It's time to hunt a red moon in October.

On the evening of Oct. 27, North America will enjoy a total lunar eclipse, according to Fred Espenak, an astronomer at NASA's Goddard Space Flight Center in Greenbelt.

If conditions are right, the moon -- when fully immersed in the Earth's shadow -- should be red.

"Since there has not been much volcanic activity and thus not much volcanic dust in the atmosphere, I guess we would see a deep red lunar eclipse," he says.

Lunar eclipses, safe and fun to watch with the naked eye, occur when the Earth stands directly between the sun and the moon.

Earth's shadow is shaped like a cone, and the moon passes right through it.

The lunar eclipse begins the evening of Oct. 27 in Washington. So look to the east to find the full moon -- appropriately nicknamed the hunter's moon -- ascending the horizon. At 8:05 p.m., the lunar eclipse starts the penumbral phase when the moon enters the outer portion of Earth's shadow. At 9:14 p.m., the eclipse moves into the umbral phase as the moon enters the central part of Earth's cone-shaped shadow.

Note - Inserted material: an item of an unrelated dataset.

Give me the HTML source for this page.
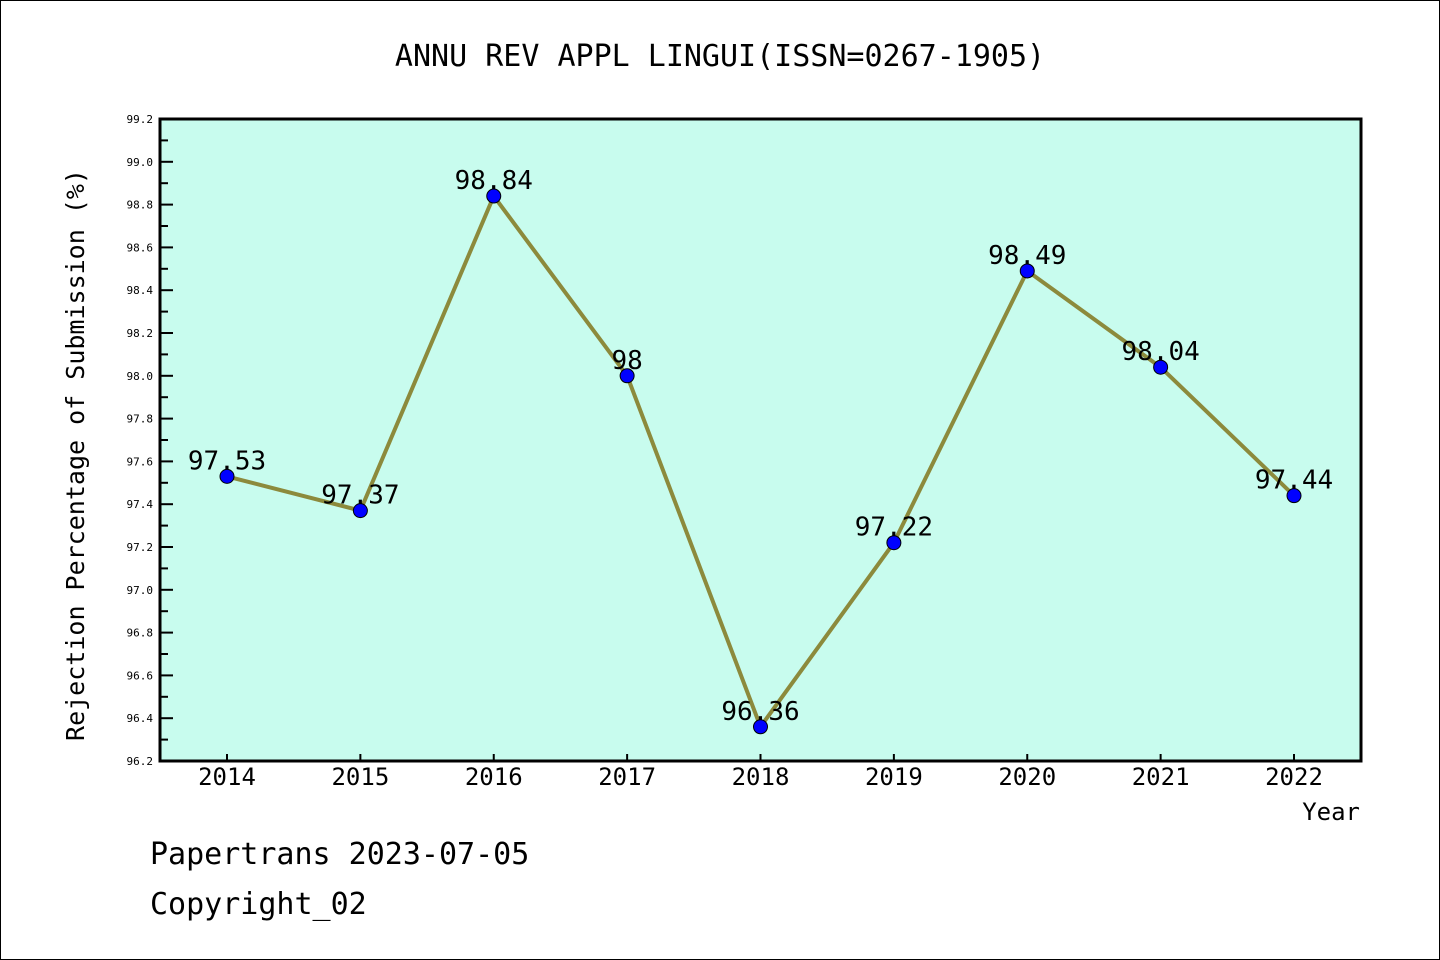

Observers should begin to see an arc of darkness begin to creep from left to right across the moon's disk. The total phase -- when the moon is completely bathed in Earth's center shadow -- begins at 10:23 p.m. and lasts until 11:44 p.m. Officially, according to Espenak, the height of totality is 11:04 p.m.

As the moon glides through our planet's shadow, the eclipse goes from totality back to partiality. The second partial phase ends at 12:53 a.m. Oct. 28, and the moon officially leaves the penumbral shadow at 2:02 a.m.

Catch this eclipse while you can. The next lunar eclipse visible in the east will be March 3, 2007. The next eclipse with favorable viewing conditions for the east will be in February 2008.

For more eclipse detail, visit sunearth.gsfc.nasa.gov/eclipse/eclipse.html.

Venus (negative fourth magnitude, very bright) is high above the east-southeastern horizon in the hours before dawn in October, while Saturn (zero magnitude, bright) rises in the wee hours in the east-northeast early in the month. Saturn rises earlier as the month continues.

Late in the month, Jupiter (negative first magnitude, bright) moves away from the sun and ascends the morning sky before dawn. Jupiter and Venus prepare for an early November conjunction.

Down-to-Earth Events

* Oct. 2 -- National Capital Astronomers will hold meet at the University of Maryland's observatory, College Park. 7:30 p.m. capitalastronomers.org.

* Oct. 4 -- "The Stars Tonight," Arlington Planetarium, adjacent to Washington-Lee High School. 7:30 p.m. Tickets $2.50 for adults, $1.50 for children and seniors. 703-228-6070.

* Oct. 5 -- The University of Maryland's observatory in College Park hosts an open house. Telescope viewing, weather permitting. 9 p.m. 301-405-6555; www.astro.umd.edu/openhouse.

* Oct. 10 -- Learn about cosmic life cycles from Harold Geller, a George Mason University astronomer, in his talk at the Northern Virginia Astronomy Club. Enterprise Hall, George Mason University, Fairfax. 7 p.m. www.novac.com.

* Oct. 16 -- The Northern Virginia Astronomy Club presents its 22nd annual "Star Gaze" at C.M. Crockett Park, Midland, Fauquier County. Talks and demonstrations begin at 3 p.m., and the public can stay until 11 p.m. to enjoy the heavens through telescopes and binoculars. www.novac.com/gaze/.

* Oct. 16 -- Find out how polarization sundials once helped in ocean navigation, at the Montgomery College Planetarium, Takoma Park. 7 p.m. 301-650-1463; www.mc.cc.md.us/departments/planet.

* Oct. 16 -- The National Capital Astronomers and the National Park Service host "Exploring the Sky" at Rock Creek Park, near the Nature Center, in the field south of Military and Glover roads NW, 7:30 p.m. 202-895-6070; capitalastronomers.org.

* Oct. 20 -- Astronomy open house, the University of Maryland observatory, College Park. Telescopic views after the lecture, weather permitting. 9 p.m. 301-405-6555; www.astro.umd.edu/openhouse.

* Oct. 27 -- Learn about "The Real Occult: Lunar and Solar Eclipses" at the Montgomery College Planetarium, Takoma Park. After the presentation, see the real lunar eclipse. 7 p.m. 301-650-1463; www.mc.cc.md.us/departments/planet.

* The Cowboy Astronomer -- The Arlington Planetarium presents western-style stargazing each weekend, Oct. 15 to Nov. 21. Friday and Saturday nights at 7:30 p.m., Sunday afternoons at 1:30 and 3 p.m. The planetarium is adjacent to Washington-Lee High School. Tickets $2.50 for adults, $1.50 for children and seniors. 703-228-6070.